Третья тенденция: проблематичный статус «я», поэтического субъекта в этих текстах. Оно тут тоже в модусе почти-не-присутствия: иногда - как в стихотворении «есть шаткий норматив для плоского кармана» - никакого «я» нет вообще (одно лишь неопределённое «нашей» - жизни частной), иногда оно несобственно-авторское (как в монологе невесты мертвеца в первом стихотворении или парковой мавки); иногда присутствует, ускользая, - только в форме притяжательного местоимения (как в стихотворении «без алмаза не разбиться стеклотаре из сети…» - «моя жар-птица»). По большей же части его тексты явно тяготеют к бессубъектности - предоставляя действовать самим мирообразующим, безличным, нечеловеческим силам без чьего-либо сознательного, осознанного вмешательства («шумит окно», «ширится пятно», «барокко <…> сожгло мышей», «вздымается насыпь», «масть не идёт», «присутствия катится убыль» и даже «капризное “ещё”», которое тоже журчало).
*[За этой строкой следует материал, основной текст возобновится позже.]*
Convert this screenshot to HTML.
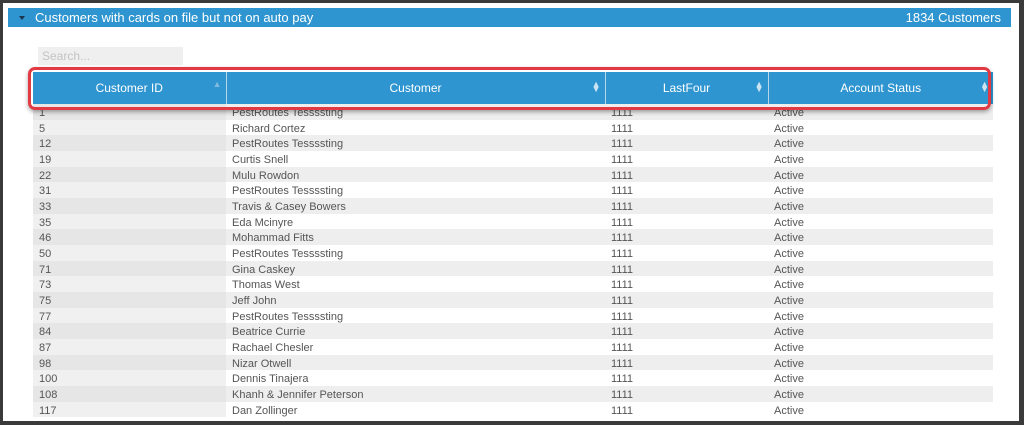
<!DOCTYPE html>
<html><head><style>
body{margin:0;width:1024px;height:425px;background:#3a3a3a;font-family:"Liberation Sans",Arial,sans-serif;overflow:hidden;position:relative}
.pg{position:absolute;left:3px;top:3px;width:1016px;height:418px;background:#fff;overflow:hidden}
.bar{position:absolute;left:5px;top:5px;width:1003px;height:19px;background:#2e95d0;color:#fff;font-size:13px;line-height:19px}
.bar .t{position:absolute;left:27px}.bar .r{position:absolute;right:10px}
.bar .a{position:absolute;left:11px;top:8px;border-left:3px solid transparent;border-right:3px solid transparent;border-top:4px solid #1a3550}
.search{position:absolute;left:35px;top:44px;width:145px;height:18px;background:#efefef;color:#c4c4c4;font-size:12px;line-height:18px;padding-left:4px;box-sizing:border-box}
table{position:absolute;left:30px;top:69px;border-collapse:collapse;font-size:11px;color:#555;table-layout:fixed;width:960px}
th{background:#2e95d0;color:#fff;font-weight:normal;font-size:12px;height:32px;border-left:1px solid #b6d6ea;position:relative;padding:0}
th:first-child{border-left:none}
td{height:15.68px;padding:3px 0 0 6px;line-height:12px;vertical-align:top;box-sizing:border-box}
tr.o td{background:#eeeeee}
td:first-child{background:#f0f0f0}
tr.o td:first-child{background:#e6e6e6}
.s{position:absolute;right:4px;top:10px;font-size:9px;line-height:5px;color:#cde3f2}
.red{position:absolute;left:25px;top:64px;width:957px;height:37px;border:3px solid #e23a44;border-radius:7px;box-shadow:0 2px 4px rgba(0,0,0,.35)}
</style></head><body><div class="pg">
<div class="bar"><span class="a"></span><span class="t">Customers with cards on file but not on auto pay</span><span class="r">1834 Customers</span></div>
<div class="search">Search...</div>
<table>
<colgroup><col style="width:193px"><col style="width:379px"><col style="width:163px"><col style="width:225px"></colgroup>
<tr><th>Customer ID<span class="s" style="color:#7fb9e0">▲</span></th><th>Customer<span class="s">▲<br>▼</span></th><th>LastFour<span class="s">▲<br>▼</span></th><th>Account Status<span class="s">▲<br>▼</span></th></tr>
<tr class="o"><td>1</td><td>PestRoutes Tessssting</td><td>1111</td><td>Active</td></tr>
<tr><td>5</td><td>Richard Cortez</td><td>1111</td><td>Active</td></tr>
<tr class="o"><td>12</td><td>PestRoutes Tessssting</td><td>1111</td><td>Active</td></tr>
<tr><td>19</td><td>Curtis Snell</td><td>1111</td><td>Active</td></tr>
<tr class="o"><td>22</td><td>Mulu Rowdon</td><td>1111</td><td>Active</td></tr>
<tr><td>31</td><td>PestRoutes Tessssting</td><td>1111</td><td>Active</td></tr>
<tr class="o"><td>33</td><td>Travis &amp; Casey Bowers</td><td>1111</td><td>Active</td></tr>
<tr><td>35</td><td>Eda Mcinyre</td><td>1111</td><td>Active</td></tr>
<tr class="o"><td>46</td><td>Mohammad Fitts</td><td>1111</td><td>Active</td></tr>
<tr><td>50</td><td>PestRoutes Tessssting</td><td>1111</td><td>Active</td></tr>
<tr class="o"><td>71</td><td>Gina Caskey</td><td>1111</td><td>Active</td></tr>
<tr><td>73</td><td>Thomas West</td><td>1111</td><td>Active</td></tr>
<tr class="o"><td>75</td><td>Jeff John</td><td>1111</td><td>Active</td></tr>
<tr><td>77</td><td>PestRoutes Tessssting</td><td>1111</td><td>Active</td></tr>
<tr class="o"><td>84</td><td>Beatrice Currie</td><td>1111</td><td>Active</td></tr>
<tr><td>87</td><td>Rachael Chesler</td><td>1111</td><td>Active</td></tr>
<tr class="o"><td>98</td><td>Nizar Otwell</td><td>1111</td><td>Active</td></tr>
<tr><td>100</td><td>Dennis Tinajera</td><td>1111</td><td>Active</td></tr>
<tr class="o"><td>108</td><td>Khanh &amp; Jennifer Peterson</td><td>1111</td><td>Active</td></tr>
<tr><td>117</td><td>Dan Zollinger</td><td>1111</td><td>Active</td></tr>
</table>
<div class="red"></div>
</div></body></html>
В них очень мало людей; они если и появляются, то будучи обозначены принципиально непонятно к кому относящимися местоимениями: «его несут», «она взмахнёт», «ёлочки точёные твои» - чьи же? - не принципиально; или просто глаголами, указывающими на какое-то так и не появляющееся лицо / лица - кто несёт «его»? - остаётся неизвестным (а иной раз и тот - та, кто по всей вероятности человек, - предстаёт в нечеловеческом обличье: та самая «моя жар-птица»). (Антропоморфизация мира и деантропоморфизация человека?) Открыто и прямо называющий себя субъект появляется только в стихотворении «Луговая арфа», двучастном, диалогическом («и начинаю разговор / с невидимой тобой») и предназначенном, как указывает автор, «для двух совсем детских голосов» (как, видимо, позиция очень наивная, которая при вырастании преодолевается): «я лёг на травяной бугор…» и т.д., - эти «я» - зеркальные, мужское и женское, и, по всей вероятности, оба не авторские, а масочные, ролевые.

Тут пора честно признаться в том, что понимание ныне обсуждаемого поэта далось мне с трудом и предстоит ещё понять, как именно связаны между собой названные тенденции (а связаны они несомненно; это один, так сказать, событийный комплекс) и что в его стихах происходит кроме этого - потому что очевидно, что к названным тенденциям они совсем не сводятся.